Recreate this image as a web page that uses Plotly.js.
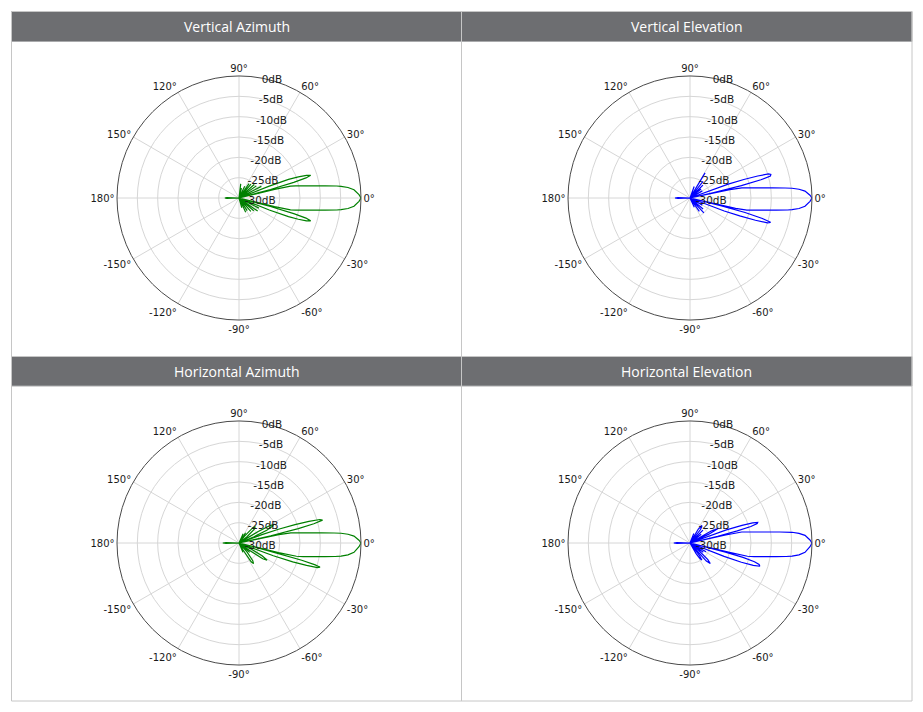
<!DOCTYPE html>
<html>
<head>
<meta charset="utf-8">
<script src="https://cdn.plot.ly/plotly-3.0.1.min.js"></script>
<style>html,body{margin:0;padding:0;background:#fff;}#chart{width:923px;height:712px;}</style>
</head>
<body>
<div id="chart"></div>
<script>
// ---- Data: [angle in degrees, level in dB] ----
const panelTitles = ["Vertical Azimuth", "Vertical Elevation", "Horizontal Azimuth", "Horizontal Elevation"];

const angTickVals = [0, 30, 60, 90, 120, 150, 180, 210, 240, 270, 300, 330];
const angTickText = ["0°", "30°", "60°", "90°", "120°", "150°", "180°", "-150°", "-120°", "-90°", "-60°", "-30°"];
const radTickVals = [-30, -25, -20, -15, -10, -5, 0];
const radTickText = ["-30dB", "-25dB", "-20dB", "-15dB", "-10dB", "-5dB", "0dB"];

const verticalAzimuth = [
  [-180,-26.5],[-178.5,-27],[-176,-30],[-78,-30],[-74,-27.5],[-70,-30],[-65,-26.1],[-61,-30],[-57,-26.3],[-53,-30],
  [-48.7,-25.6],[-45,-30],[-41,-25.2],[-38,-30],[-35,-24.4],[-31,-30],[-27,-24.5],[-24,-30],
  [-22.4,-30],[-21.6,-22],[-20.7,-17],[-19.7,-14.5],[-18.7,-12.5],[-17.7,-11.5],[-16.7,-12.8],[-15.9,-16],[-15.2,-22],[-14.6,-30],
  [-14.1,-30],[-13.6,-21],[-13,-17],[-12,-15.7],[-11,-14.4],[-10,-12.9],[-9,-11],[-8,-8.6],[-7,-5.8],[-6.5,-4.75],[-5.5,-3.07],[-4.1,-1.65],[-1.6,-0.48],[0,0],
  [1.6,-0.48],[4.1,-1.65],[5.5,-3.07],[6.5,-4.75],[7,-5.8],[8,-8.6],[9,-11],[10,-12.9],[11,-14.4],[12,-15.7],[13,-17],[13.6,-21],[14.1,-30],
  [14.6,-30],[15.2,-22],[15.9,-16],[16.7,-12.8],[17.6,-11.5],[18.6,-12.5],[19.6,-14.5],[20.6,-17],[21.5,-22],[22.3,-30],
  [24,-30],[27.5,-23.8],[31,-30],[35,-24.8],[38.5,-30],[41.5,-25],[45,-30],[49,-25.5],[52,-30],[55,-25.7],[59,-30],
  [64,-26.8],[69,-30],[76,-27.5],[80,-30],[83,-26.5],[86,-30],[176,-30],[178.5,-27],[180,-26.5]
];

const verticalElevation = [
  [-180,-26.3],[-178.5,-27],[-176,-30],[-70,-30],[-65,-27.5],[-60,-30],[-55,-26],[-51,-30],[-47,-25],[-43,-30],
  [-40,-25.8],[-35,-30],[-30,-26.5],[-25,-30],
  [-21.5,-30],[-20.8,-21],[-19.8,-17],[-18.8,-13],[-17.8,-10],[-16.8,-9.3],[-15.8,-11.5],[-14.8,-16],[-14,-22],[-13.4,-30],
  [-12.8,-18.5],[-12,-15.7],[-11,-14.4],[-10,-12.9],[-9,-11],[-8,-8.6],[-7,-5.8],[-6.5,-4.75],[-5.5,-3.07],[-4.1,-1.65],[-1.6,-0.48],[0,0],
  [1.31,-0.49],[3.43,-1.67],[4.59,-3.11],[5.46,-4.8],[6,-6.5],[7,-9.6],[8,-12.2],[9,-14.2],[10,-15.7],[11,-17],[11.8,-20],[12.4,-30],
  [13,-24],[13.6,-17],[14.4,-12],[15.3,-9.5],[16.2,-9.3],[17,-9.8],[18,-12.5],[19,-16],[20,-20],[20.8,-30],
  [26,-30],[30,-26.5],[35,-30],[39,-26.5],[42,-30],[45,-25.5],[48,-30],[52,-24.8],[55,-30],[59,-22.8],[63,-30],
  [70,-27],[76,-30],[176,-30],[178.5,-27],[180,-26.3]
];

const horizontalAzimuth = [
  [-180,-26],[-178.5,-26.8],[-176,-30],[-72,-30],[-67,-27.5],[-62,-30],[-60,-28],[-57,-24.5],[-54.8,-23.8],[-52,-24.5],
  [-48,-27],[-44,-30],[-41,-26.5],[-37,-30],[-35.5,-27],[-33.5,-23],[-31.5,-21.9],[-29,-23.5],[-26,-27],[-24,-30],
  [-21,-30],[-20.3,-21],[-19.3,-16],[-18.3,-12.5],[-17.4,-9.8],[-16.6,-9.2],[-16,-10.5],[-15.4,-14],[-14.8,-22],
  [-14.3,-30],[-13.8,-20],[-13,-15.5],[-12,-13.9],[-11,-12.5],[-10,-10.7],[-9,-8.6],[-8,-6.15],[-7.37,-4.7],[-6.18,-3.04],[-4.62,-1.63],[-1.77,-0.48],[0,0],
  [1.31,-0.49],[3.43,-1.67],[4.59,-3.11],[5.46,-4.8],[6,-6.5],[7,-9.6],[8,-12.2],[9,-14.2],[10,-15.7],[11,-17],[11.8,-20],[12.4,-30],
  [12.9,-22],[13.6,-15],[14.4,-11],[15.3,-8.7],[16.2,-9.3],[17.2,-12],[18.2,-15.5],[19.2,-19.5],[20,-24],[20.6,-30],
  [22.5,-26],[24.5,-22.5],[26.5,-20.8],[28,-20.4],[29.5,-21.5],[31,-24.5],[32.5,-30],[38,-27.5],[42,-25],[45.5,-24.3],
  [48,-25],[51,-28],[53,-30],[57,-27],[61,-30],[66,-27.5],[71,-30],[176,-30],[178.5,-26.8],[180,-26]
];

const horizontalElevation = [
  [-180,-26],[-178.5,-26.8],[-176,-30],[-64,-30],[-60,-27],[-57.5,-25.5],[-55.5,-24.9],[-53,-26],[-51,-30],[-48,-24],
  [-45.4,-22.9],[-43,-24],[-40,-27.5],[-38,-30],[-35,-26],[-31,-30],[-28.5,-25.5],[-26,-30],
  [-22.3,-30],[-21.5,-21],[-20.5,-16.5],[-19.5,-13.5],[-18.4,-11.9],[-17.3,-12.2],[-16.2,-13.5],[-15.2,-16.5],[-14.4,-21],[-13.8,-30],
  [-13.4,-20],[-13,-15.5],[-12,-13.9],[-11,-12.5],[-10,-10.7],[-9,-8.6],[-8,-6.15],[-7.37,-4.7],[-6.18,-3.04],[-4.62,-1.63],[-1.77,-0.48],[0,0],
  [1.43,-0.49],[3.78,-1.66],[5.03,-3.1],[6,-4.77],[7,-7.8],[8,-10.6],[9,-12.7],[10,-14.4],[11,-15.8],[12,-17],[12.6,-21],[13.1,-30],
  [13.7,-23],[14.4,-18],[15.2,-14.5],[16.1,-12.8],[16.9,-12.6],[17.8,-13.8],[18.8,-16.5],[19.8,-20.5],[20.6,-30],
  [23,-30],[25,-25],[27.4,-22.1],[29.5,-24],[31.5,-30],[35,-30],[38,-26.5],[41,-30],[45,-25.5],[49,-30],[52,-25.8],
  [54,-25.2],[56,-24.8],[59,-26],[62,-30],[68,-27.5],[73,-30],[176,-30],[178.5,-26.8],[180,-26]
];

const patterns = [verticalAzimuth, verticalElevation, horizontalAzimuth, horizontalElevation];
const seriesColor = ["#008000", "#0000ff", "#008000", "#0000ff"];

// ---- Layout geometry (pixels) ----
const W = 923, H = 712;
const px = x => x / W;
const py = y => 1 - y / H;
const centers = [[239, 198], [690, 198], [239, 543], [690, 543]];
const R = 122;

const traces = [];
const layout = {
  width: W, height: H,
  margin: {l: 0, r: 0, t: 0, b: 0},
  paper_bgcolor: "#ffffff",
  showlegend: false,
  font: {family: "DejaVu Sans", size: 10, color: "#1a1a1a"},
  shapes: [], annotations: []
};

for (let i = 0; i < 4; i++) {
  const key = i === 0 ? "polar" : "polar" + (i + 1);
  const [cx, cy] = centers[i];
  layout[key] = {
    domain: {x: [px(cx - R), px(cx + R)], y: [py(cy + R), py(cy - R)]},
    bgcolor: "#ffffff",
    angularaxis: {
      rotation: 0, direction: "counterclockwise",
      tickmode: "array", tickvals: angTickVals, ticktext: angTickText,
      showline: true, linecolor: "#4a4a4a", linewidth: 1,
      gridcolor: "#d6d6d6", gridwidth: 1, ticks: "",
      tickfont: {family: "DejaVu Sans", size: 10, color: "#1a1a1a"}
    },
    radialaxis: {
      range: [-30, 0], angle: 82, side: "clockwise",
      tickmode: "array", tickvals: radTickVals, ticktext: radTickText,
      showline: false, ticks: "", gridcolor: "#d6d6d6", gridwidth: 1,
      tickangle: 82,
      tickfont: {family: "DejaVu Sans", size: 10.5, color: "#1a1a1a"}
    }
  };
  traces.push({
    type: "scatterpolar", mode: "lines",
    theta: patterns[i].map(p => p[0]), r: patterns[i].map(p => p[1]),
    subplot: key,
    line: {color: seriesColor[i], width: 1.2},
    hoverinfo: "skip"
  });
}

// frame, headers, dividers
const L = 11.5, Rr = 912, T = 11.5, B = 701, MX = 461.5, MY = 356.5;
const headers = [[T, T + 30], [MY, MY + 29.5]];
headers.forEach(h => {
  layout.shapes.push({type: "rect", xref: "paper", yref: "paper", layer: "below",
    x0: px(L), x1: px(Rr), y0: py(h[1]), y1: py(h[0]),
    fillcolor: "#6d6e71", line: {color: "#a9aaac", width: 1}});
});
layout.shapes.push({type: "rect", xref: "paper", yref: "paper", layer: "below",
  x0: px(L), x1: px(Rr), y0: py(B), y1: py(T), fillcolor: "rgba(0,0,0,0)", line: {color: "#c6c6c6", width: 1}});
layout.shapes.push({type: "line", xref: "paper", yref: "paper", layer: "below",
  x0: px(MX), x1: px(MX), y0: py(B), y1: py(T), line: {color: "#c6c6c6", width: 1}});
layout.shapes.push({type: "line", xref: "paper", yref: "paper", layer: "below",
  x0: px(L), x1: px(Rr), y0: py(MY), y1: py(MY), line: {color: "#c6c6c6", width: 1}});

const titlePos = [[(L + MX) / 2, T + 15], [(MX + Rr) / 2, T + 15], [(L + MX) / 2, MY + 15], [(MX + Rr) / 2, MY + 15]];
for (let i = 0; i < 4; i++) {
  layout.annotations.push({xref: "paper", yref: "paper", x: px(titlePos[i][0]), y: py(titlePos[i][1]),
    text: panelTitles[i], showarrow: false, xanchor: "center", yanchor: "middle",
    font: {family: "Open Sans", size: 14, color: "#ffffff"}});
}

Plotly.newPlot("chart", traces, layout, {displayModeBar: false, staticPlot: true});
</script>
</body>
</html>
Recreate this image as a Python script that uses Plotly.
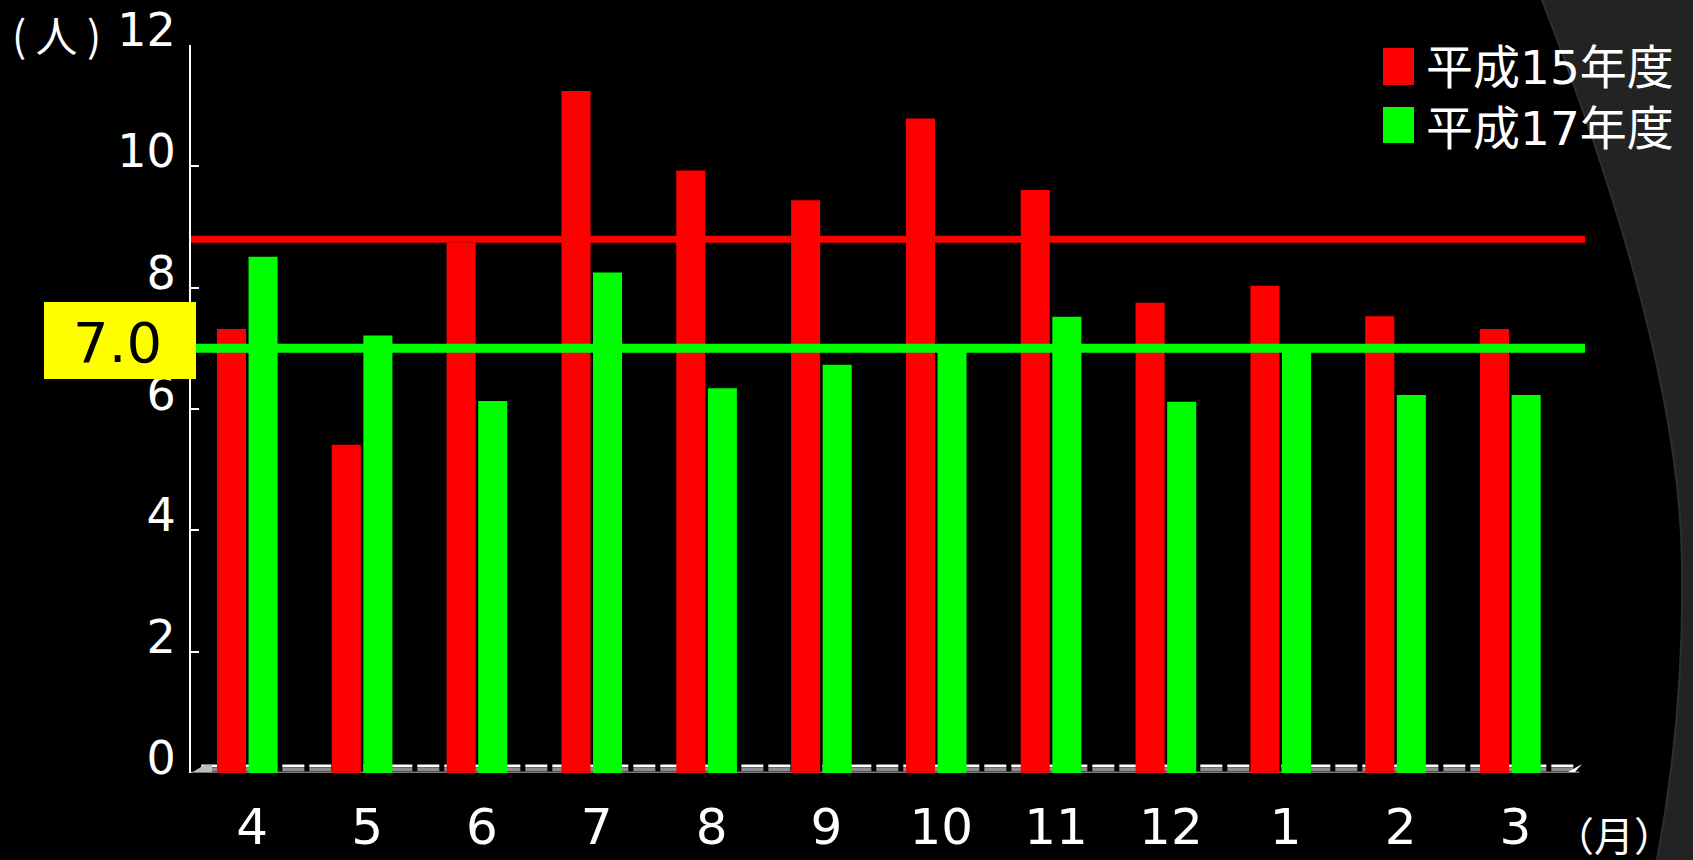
= = = = = = =
Short task ->
Copy out every line of the data that includes "Recreate".

Solution ->
Recreate this image as a web page that uses Plotly.js.
Recreate this image as a Python script that uses Plotly.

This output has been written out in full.